Ça c’est autre chose ! Et voilà le point que Jésus veut faire ressortir dans la réflexion du jeune homme riche. « Une seule chose te manque » : cet Unique Nécessaire qu’Il confiera à Marthe et à Marie peu de temps avant de mourir, cet Unique Nécessaire que tu n’as pas et qu’avec raison tu demandes pour être dans la Vie éternelle (c’est-à-dire pour être dans la Bonté, dans le Bien, dans le Bonheur)…

« Viens, suis-moi… »

Il y a quelque chose de nouveau dans l’Alliance nouvelle, c’est la présence de Dieu, la proximité de Dieu, l’intimité nouvelle que l’homme a avec Dieu. L’intimité qui n’est plus l’intimité vécue telle que Moïse, Abraham et les Pères ont pu la vivre dans le désert mais une intimité de proximité, palpable, visible, « touchable » comme dira saint Jean dans son épître.

« Viens, suis-moi… », « Venez, voyez… » dit-Il aux premiers disciples ; « Voyez où je demeure » et demeurez avec moi… pour que à travers le Fils vous puissiez être avec le Père, avec le Bon, avec celui qui est Bon. Car « Qui me voit, voit le Père »,… Et : « Nul ne va au Père que par moi… » Voilà l’intimité nouvelle, voilà ce que Jésus est venu apporter au jeune homme riche.

Lui était excusable puisque Jésus venait d’apparaître en Palestine. Mais nous qui vivons après 2000 ans de christianisme, de tradition, d’éducation, est-ce que nous avons saisi cette fabuleuse révélation. Est-ce que nous répondons à cet appel du Christ : « Viens, suis-moi… » ?

« Ceux qu’il a aimés il les a appelés à devenir configurés à son Fils. »
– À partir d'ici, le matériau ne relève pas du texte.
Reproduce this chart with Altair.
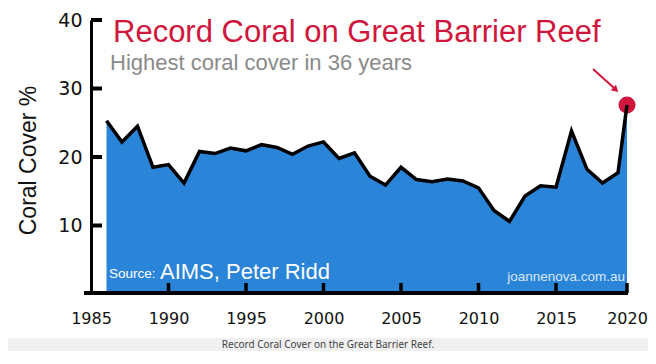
import altair as alt
import pandas as pd

# ---- data ----
years = list(range(1986, 2021))
cover = [25.3, 22.2, 24.5, 18.5, 18.9, 16.2, 20.8, 20.5, 21.3, 20.9,
         21.8, 21.4, 20.4, 21.6, 22.2, 19.8, 20.6, 17.2, 15.9, 18.5,
         16.7, 16.4, 16.8, 16.5, 15.5, 12.2, 10.6, 14.3, 15.8, 15.6,
         23.8, 18.2, 16.2, 17.7, 27.6]
x_ticks = [1985, 1990, 1995, 2000, 2005, 2010, 2015, 2020]
y_ticks = [10, 20, 30, 40]
title_text = "Record Coral on Great Barrier Reef"
subtitle_text = "Highest coral cover in 36 years"
source_label = "Source:"
source_text = "AIMS, Peter Ridd"
credit_text = "joannenova.com.au"
caption_text = "Record Coral Cover on the Great Barrier Reef."

df = pd.DataFrame({"year": years, "cover": cover})
xt = pd.DataFrame({"year": x_ticks[1:]})
yt = pd.DataFrame({"cover": y_ticks})
one = pd.DataFrame({"k": [0]})

W, H = 536, 274
RED = "#d0163c"
BLUE = "#2a84d8"

x_enc = alt.X("year:Q",
              scale=alt.Scale(domain=[1985, 2019, 2020], range=[0, 527, 536]),
              axis=alt.Axis(values=x_ticks, format="d", tickSize=0, domain=False,
                            grid=False, labelFont="DejaVu Sans", labelFontSize=16,
                            labelColor="#111", labelPadding=16, labelFlush=False,
                            labelOverlap=False, title=None, zindex=1))
y_enc = alt.Y("cover:Q",
              scale=alt.Scale(domain=[0, 40], nice=False, zero=True),
              axis=alt.Axis(values=y_ticks, tickSize=0, domain=True, domainWidth=3,
                            domainColor="black", grid=False, labelFont="DejaVu Sans",
                            labelFontSize=19, labelColor="#111", labelPadding=9,
                            labelFlush=False, title="Coral Cover %",
                            titleFont="Liberation Sans", titleFontSize=23,
                            titleFontWeight="normal", titleColor="#111",
                            titleX=-56, titleY=140, titleBaseline="alphabetic",
                            titleAlign="center", zindex=1))

panel = alt.Chart(one).mark_rect(fill="white").encode(
    x=alt.value(-83), x2=alt.value(557), y=alt.value(-12), y2=alt.value(318))

area = alt.Chart(df).mark_area(color=BLUE, opacity=1).encode(x=x_enc, y=y_enc)
dot = alt.Chart(df).transform_filter("datum.year == 2020").mark_circle(
    size=290, color=RED, opacity=1).encode(x=x_enc, y=y_enc)
line = alt.Chart(df).mark_line(color="black", strokeWidth=3.5).encode(x=x_enc, y=y_enc)

ytick = alt.Chart(yt).mark_rule(color="black", strokeWidth=4).encode(
    y=y_enc, x=alt.value(0), x2=alt.value(11))
xtick = alt.Chart(xt).mark_rule(color="black", strokeWidth=3.5).encode(
    x=x_enc, y=alt.value(273), y2=alt.value(263))
xline = alt.Chart(one).mark_rule(color="black", strokeWidth=4).encode(
    x=alt.value(-7), x2=alt.value(537), y=alt.value(273))


def label(text, x, y, size, color, align="left", font="Liberation Sans"):
    return alt.Chart(one).mark_text(text=text, align=align, baseline="alphabetic",
                                    font=font, fontSize=size, color=color).encode(
        x=alt.value(x), y=alt.value(y))


texts = [
    label(title_text, 22, 22, 31, RED),
    label(subtitle_text, 19, 50, 22, "#8a8a8a"),
    label(source_label, 18, 258, 13.5, "white"),
    label(source_text, 69, 259, 22, "white"),
    label(credit_text, 534, 261, 13.5, "#d8e8f8", align="right"),
    label(caption_text, 237, 328, 10, "#444", align="center", font="Noto Sans"),
]

arrow = alt.Chart(one).mark_rule(color=RED, strokeWidth=2).encode(
    x=alt.value(502), y=alt.value(49), x2=alt.value(523), y2=alt.value(68))
head = alt.Chart(one).mark_point(shape="triangle", filled=True, size=60, angle=133,
                                 color=RED, opacity=1).encode(
    x=alt.value(524), y=alt.value(69))

chart = alt.layer(panel, area, dot, line, ytick, xtick, xline, *texts, arrow, head).properties(
    width=W, height=H,
    autosize=alt.AutoSizeParams(type="none"),
    padding={"left": 83, "right": 21, "top": 12, "bottom": 57},
    background="#f0f0f0",
).configure_view(stroke=None)

chart.save("out.html", embed_options={"renderer": "svg", "actions": False})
Jésus aime ce jeune homme et tout amour pour Jésus est aussi un appel, est une vocation. Souvenez-vous de ce que dit saint Paul : « Ceux qu’il a aimés il les a appelés à devenir configurés à son Fils. » Jésus appelle ce jeune homme. Il ne se contente pas de l’aimer, de le féliciter ou de lui apprendre quelque chose, Il l’appelle à sa suite.
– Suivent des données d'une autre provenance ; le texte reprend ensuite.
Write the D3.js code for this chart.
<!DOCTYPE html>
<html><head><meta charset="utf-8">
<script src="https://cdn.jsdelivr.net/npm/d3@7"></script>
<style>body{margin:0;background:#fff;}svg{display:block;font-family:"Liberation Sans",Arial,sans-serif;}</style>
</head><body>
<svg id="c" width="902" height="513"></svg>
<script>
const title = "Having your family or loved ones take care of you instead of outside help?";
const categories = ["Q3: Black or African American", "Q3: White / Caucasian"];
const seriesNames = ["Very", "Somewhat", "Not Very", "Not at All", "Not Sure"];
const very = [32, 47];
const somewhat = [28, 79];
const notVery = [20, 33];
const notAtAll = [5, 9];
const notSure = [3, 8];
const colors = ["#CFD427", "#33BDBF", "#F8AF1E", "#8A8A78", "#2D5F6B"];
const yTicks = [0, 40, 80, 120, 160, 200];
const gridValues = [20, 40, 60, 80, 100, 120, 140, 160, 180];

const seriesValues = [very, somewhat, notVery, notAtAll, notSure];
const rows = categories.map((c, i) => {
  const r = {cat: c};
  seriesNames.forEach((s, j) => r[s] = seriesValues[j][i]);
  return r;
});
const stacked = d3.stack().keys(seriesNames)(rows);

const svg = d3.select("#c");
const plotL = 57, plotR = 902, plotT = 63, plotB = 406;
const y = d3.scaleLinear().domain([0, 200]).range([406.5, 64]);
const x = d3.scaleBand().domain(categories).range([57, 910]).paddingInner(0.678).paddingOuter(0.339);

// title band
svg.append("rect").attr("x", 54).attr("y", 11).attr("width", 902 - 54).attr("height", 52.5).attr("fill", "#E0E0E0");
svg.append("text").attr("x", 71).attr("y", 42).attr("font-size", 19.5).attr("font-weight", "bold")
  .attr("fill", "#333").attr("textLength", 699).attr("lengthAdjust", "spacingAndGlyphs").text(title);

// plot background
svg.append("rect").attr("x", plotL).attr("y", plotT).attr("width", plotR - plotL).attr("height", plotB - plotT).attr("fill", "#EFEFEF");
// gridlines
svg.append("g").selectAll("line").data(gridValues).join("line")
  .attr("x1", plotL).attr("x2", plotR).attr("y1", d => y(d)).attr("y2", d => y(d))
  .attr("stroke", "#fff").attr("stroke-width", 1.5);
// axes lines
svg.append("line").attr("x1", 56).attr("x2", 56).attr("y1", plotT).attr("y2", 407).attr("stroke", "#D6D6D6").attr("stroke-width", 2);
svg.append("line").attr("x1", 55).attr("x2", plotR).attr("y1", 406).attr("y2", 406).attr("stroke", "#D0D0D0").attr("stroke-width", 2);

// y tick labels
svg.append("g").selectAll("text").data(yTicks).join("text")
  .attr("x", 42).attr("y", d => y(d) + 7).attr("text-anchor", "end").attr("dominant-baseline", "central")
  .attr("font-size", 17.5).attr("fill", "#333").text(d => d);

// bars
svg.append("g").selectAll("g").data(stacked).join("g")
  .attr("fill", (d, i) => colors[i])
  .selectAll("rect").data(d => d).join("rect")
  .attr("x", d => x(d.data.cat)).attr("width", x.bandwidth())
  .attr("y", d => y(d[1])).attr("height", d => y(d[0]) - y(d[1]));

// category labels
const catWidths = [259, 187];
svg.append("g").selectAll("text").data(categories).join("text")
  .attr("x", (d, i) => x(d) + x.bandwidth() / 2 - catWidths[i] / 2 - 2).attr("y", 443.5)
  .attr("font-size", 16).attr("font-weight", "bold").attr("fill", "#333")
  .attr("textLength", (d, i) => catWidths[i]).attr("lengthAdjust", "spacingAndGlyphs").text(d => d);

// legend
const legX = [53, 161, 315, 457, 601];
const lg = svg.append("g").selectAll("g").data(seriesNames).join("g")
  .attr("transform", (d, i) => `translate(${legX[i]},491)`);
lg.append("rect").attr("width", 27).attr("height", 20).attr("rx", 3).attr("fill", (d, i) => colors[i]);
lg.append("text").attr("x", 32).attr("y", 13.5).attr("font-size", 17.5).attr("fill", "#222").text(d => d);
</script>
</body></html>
Et pour répondre à cette vocation, Il va lui demander de tout abandonner, de tout lâcher.

Cet appel au dépouillement total est valable pour tous les disciples, pour vous, pour nous, pour les moines, pour les prêtres. Mais c’est à certains seulement qu’en fait Jésus demandera d’accomplir pratiquement cette vocation.

Il faut comprendre avec justesse la distinction qu’il y a entre le dépouillement total qui est celui des âmes consacrées dans le sacerdoce ou la vie religieuse et votre vie chrétienne dans le monde et ne pas trop rapidement diviser les deux appels et surtout ne pas fonder cette division sur cet appel du jeune homme riche en disant que seuls les personnes consacrées (les moines, les prêtres) sont appelés au dépouillement total. Tout disciple du Christ est appelé à abandonner totalement ses biens et sa personne à Jésus, mais ce n’est qu’à certains (laïcs, prêtres ou religieux…) que pratiquement Jésus demandera d’effectuer ce détachement.

« Une seule chose te manque… »

Jésus dit bien : « Une seule chose te manque… » C’est donc une vocation bien personnelle.

Cette demande du Christ au jeune homme de se dépouiller de tous ses biens n’est pas un choix arbitraire. Ce n’est pas arbitraire que Dieu demande aux hommes qui veulent le suivre de s’établir dans la pauvreté. C’est pour nous permettre d’être disponible, pour nous permettre d’avoir le cœur pris seulement par Lui.

La réponse du jeune homme riche est là pour justifier devant nous cette demande de Dieu : « Il s’en alla tout triste parce qu’il avait de grands biens ».

Alors pour nous qui sommes aussi des jeunes hommes riches nous pouvons nous poser la question : est-ce que nous pratiquons le Christ ou est-ce que nous pratiquons seulement le culte ? Est-ce que nous sommes dans l’intimité avec le Maître, oui ou non ?

Et si nous ne le sommes pas, quels sont les biens qui nous en détachent, qui nous en empêchent ? A quoi tenons-nous plus que le Christ pour reprendre la formule de saint Benoît qui demandait à ses fils de ne rien préférer à Jésus-Christ ?

« Nihil amori Christi praeponere ! »

Si je ne suis pas dans l’intimité de Jésus-Christ de manière habituelle, pacifique, joyeuse, c’est qu’il y a quelque chose qui me retient dans ma vie, une richesse, une richesse économique, une richesse spirituelle, morale, intellectuelle… Que sais-je ?…

Toutes les richesses sont bonnes pour nous faire dire que nous n’avons pas besoin de Jésus et pour freiner notre suite du Christ, pour refuser finalement de marcher derrière Lui et donc de trouver le Père et avec Lui, la Vie éternelle.

C’est la grâce que nous nous souhaitons les uns les autres en ce dimanche : arriver à déterminer au fond de notre cœur si vraiment nous pratiquons Jésus-Christ et si non, déterminer ce qui nous empêche cette pratique.